■ Exercise instructions: Only the number is wanted: tally the lines below that contain the word "this".

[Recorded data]
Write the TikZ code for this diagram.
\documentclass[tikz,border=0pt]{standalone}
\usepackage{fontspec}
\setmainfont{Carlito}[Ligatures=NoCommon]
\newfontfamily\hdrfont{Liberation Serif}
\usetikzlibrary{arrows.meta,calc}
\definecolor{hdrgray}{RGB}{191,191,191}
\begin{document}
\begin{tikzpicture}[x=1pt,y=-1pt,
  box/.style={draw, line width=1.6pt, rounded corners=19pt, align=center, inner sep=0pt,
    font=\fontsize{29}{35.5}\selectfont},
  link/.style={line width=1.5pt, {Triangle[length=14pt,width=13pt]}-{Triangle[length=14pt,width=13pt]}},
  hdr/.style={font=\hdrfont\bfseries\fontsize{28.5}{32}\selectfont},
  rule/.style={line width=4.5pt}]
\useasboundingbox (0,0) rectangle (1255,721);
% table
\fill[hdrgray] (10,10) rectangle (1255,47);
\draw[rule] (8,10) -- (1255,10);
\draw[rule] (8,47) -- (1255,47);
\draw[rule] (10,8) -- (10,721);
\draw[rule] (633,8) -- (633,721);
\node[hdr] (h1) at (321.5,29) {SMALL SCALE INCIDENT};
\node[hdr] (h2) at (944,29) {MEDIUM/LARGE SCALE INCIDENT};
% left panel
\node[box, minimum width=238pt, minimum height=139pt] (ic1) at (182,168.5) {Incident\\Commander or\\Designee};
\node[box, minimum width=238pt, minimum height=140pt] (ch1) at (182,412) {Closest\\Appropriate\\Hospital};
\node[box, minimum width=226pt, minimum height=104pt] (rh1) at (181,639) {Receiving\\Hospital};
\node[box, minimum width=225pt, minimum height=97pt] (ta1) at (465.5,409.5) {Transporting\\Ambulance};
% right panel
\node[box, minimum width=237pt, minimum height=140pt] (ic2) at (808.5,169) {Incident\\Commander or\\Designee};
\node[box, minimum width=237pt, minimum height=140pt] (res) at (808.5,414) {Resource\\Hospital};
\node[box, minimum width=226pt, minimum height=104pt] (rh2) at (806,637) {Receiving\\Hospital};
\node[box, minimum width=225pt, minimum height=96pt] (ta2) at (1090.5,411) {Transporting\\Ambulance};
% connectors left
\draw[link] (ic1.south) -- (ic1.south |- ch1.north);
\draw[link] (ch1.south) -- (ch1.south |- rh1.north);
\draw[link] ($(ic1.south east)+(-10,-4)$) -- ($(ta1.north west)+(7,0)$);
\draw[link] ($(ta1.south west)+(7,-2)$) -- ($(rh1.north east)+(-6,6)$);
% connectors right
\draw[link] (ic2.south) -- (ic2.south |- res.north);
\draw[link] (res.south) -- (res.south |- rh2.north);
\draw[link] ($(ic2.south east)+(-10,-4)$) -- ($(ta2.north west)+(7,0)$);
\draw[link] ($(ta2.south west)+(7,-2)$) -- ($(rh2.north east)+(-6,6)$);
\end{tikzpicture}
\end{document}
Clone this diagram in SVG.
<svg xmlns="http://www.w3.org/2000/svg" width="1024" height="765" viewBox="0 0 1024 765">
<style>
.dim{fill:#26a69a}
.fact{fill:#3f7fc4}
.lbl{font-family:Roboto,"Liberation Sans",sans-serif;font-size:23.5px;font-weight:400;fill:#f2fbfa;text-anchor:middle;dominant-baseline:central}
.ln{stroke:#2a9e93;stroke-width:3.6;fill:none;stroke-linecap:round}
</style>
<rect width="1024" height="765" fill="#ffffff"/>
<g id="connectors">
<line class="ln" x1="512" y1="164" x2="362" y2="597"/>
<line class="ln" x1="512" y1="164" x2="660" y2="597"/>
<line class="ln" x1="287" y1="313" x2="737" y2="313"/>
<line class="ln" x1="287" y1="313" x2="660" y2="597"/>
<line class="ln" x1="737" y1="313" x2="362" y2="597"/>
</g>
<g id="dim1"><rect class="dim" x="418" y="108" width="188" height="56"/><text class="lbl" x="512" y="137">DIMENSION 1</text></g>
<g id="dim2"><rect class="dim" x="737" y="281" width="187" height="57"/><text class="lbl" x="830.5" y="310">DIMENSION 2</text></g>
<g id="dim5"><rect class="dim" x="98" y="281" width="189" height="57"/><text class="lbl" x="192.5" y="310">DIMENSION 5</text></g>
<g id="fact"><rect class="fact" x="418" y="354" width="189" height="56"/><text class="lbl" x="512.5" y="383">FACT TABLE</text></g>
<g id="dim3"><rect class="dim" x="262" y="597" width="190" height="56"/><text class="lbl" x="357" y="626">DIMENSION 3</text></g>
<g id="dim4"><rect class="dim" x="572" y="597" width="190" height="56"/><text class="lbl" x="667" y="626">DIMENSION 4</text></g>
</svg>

■ Result of the task: 2